Natasha Meleisea with fellow Pacific media leaders at the 2026 Pacific Media Partnership Conference, in Port Moresby. Photo credit: ABU / Facebook.
By Michelle Curran
Executive Communications Manager, Pasifika TV/PCBL
Vulnerable island communities in the region will stay connected and informed in times of emergency thanks to Pacific Cooperation Broadcasting Limited’s (PCBL) Emergency Response Unit for the Pacific.
The unit is being launched by PCBL, which is funded Ministry of Foreign Affairs and Trade’s (MFAT) to uplift and empower Pacific media, in collaboration with the New Zealand Defence Force, Kordia and MFAT Humanitarian team.
Speaking at the 2026 Pacific Media Partnership Conference (PMPC) in Port Moresby, Papua New Guinea this week, Chief Executive of PCBL Natasha Meleisea says the main aim of the unit is to ensure broadcast continuity in vulnerable Pacific Island countries, following natural disasters.
“We heard the calls from our Pacific broadcasters following the Hunga Tonga–Hunga Haʻapai volcanic eruption in 2022 and the 2024 earthquake in Vanuatu and knew PCBL had to do something to help them with disaster preparedness,” Natasha says.
“Both our broadcasters in Vanuatu and Tonga struggled to convey critical messages to their own communities immediately following the natural disasters, due to the damage sustained.
“Broadcast continuity mitigates any risk of misinformation or disinformation filling the void when a national broadcaster is unable to perform their obligations as a trusted information source.
“Domestically it allows government, Civil Defence and NGO messaging to keep impacted populations informed, while internationally it keeps aid agencies and governments across the scale of a disaster, while simultaneously keeping global news agencies and the diaspora updated and informed.”
The announcement of the Emergency Response Unit launch comes exactly one year after the 2025 PMPC in Suva, where broadcasters from Vanuatu, Samoa, Tonga, Fiji, Papua New Guinea, Solomon Islands, New Caledonia and Tuvalu discussed at length how a regional mobile emergency response system would be useful for the Pacific.
Natasha says it was agreed this would be a significant resource for the region to ensure restoration of broadcast transmission and continuity of news and public service information in a disaster.
“It also became apparent there is a strategic opportunity for New Zealand to lead on this as others, are currently unable to address this issue.”
A collaborative effort, the project is commissioned, designed, and built by Kordia New Zealand Broadcast Systems Integrators (SI) who have full oversight of this project.
The Emergency Response Mobile Broadcasting Transmission Unit – FM Radio will remain in New Zealand for regular testing and maintenance to ensure it is fully operational when deployed via NZDF, while PCBL and MFAT will coordinate the deployment of the emergency broadcast solution.

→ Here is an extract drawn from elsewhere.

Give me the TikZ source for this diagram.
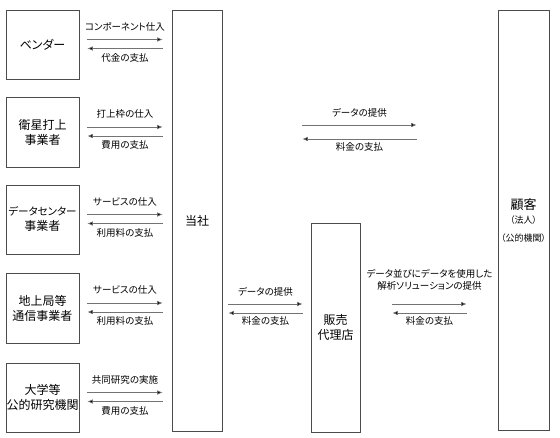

This project aligns with the overarching goal of PCBL, which is to leave not only Pacific media but the entire region, in a better place, Natasha adds.

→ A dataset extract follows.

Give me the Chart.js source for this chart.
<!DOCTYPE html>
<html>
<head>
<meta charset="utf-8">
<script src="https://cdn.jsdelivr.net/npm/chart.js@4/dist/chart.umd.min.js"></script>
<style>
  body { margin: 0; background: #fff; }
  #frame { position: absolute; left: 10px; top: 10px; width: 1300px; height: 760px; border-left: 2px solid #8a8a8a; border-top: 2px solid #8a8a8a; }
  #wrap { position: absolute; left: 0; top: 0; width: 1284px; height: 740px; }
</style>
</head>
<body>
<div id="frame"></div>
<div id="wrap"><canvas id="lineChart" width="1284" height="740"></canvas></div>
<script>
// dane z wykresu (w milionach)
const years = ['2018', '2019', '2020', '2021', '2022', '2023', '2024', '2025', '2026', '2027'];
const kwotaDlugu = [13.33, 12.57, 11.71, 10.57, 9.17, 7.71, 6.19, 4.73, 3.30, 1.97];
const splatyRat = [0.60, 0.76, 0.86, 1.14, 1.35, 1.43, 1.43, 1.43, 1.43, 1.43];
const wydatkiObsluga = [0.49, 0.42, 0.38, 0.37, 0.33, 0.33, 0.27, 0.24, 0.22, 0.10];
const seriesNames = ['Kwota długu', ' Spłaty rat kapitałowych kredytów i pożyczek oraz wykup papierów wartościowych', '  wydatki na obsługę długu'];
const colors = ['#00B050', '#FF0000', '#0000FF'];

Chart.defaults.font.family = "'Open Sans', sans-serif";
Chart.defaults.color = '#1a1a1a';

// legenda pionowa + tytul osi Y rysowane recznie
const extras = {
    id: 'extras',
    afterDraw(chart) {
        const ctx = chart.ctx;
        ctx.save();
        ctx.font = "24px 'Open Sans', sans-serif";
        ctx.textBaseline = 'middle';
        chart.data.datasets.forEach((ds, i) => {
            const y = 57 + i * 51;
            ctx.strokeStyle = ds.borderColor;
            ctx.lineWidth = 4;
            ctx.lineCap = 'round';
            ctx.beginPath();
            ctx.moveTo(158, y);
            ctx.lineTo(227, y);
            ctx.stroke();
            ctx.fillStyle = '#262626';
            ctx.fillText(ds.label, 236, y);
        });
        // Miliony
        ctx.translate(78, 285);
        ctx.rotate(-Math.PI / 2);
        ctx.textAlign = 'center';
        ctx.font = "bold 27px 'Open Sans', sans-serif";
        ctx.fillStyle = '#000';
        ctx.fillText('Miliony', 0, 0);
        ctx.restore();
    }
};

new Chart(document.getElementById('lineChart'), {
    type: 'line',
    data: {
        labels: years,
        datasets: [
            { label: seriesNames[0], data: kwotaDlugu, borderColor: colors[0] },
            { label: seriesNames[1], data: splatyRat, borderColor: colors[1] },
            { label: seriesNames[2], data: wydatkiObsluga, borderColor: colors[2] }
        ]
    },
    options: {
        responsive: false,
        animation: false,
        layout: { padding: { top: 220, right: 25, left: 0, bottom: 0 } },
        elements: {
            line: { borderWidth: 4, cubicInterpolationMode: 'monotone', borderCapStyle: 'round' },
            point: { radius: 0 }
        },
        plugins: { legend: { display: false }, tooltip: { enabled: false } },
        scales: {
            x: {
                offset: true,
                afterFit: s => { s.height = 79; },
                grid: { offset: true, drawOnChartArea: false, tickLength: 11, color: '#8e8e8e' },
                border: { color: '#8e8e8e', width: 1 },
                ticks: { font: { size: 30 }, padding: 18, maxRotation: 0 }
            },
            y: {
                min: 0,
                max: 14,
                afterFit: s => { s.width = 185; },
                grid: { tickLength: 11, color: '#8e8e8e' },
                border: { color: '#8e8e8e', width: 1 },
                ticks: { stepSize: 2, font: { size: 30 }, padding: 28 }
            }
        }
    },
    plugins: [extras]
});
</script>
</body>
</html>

Meanwhile, Pacific Connections Director at MFAT Felicity Bollen says broadcast continuity in a natural disaster has not been prioritised as part of first response by traditional aid donors such as New Zealand and Australia previously.
“Rather local broadcasters are expected to manage this themselves,” Felicity says.
“Strategically, this project is important as it, along with training, builds regional capability and cooperation towards disaster resilience and climate change throughout the Pacific.”
Initially, PCBL will provide one remote fly-away news production kit (REMI Kit) to ensure local news can be produced and international queries can be managed on the ground by a support crew of a broadcast engineer and news resource, who will be deployed along with the equipment.
The REMI kit complements the Kordia-designed mobile emergency response system – the Kordia solution will focus on establishing broadcast transmission and studio linking, while the REMI kit will focus on the local broadcaster having the capability of doing remote production of news bulletins and distribution of information in a compromised environment.
It provides redundancy capacity for affected broadcasters as it is a mobile disaster response solution.
These kits will be stored at New Zealand High Commission offices throughout the Pacific, including Vanuatu, Samoa and Tonga initially.
Delivery of the kits starts this month, with the PCBL team executing training while in-country.